I have some who invest for negative cash-flow. They don't care about the cash-flow, The write-off's are profitable and there looking at the out-sized equitable gains.
Different persons, different situations, different benefits.
Wow, interesting, thanks
Example. One is a tech engineer, running a team. Clears in 400's. Tax's hit him hard, real hard. First fed, than state. So for him, paper losses are good. At worst, it's deciding who get's that $ that he won't see regardless, at best it can notch him down a tax bracket.
So sticks to path of progress, real top shelf A quality properties. With plan to liquidate around yr 5-7, 1031 those gains to pyramid the equity growth.
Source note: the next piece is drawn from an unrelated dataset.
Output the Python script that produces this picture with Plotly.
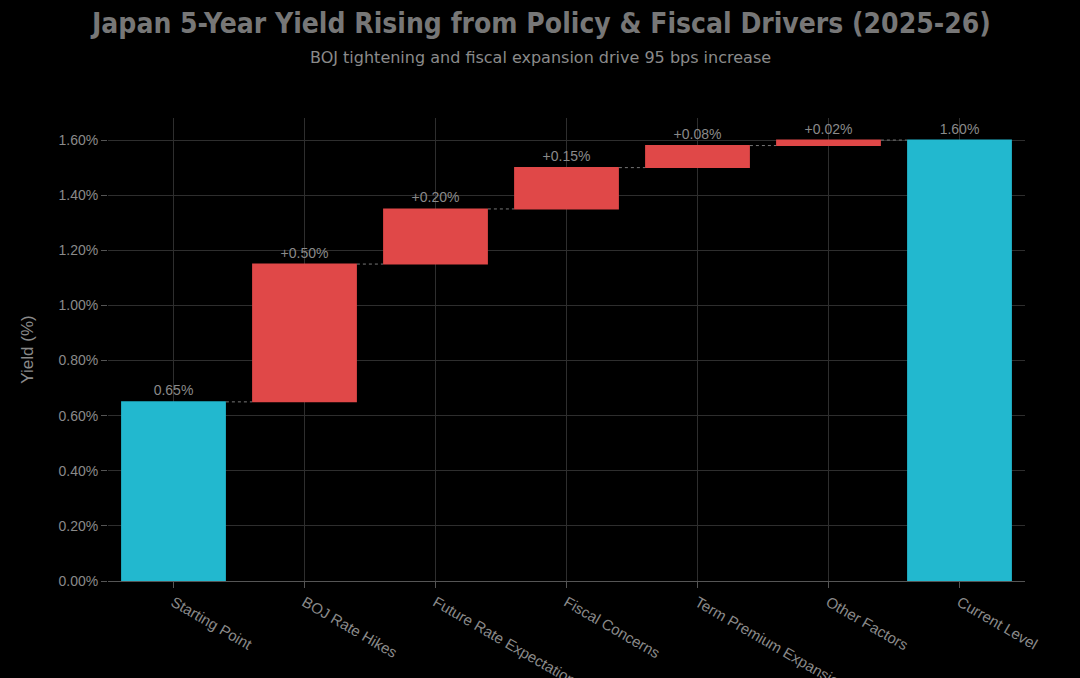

Acquires a new one via capital injection annually, and with the pyramiding, after 20yrs of this will be siting on a nice holdings that is planned to fund kids university tuitions via rents at that time, which around yr17 we will start deploying into assets with more of that cash-flow focus.
Playing the long game, it's not for those chasing rainbows, definently for the LT planned methodical focus.
Also, add in depreciation benefits also, those add up fast.
And to any wondering, no, I don't loose a wink of sleep over using legal tax strategies. yes, I think those who can utilize it have earned it and don't owe a thing to anyone else. When politicians stop becoming multi-millionaires via civil service jobs than I will start to give a dang. Or, how about they get paid the median income for the areas they represent.
How are you filtering opportunities down to a manageable list if the 1% rule isn’t cutting it?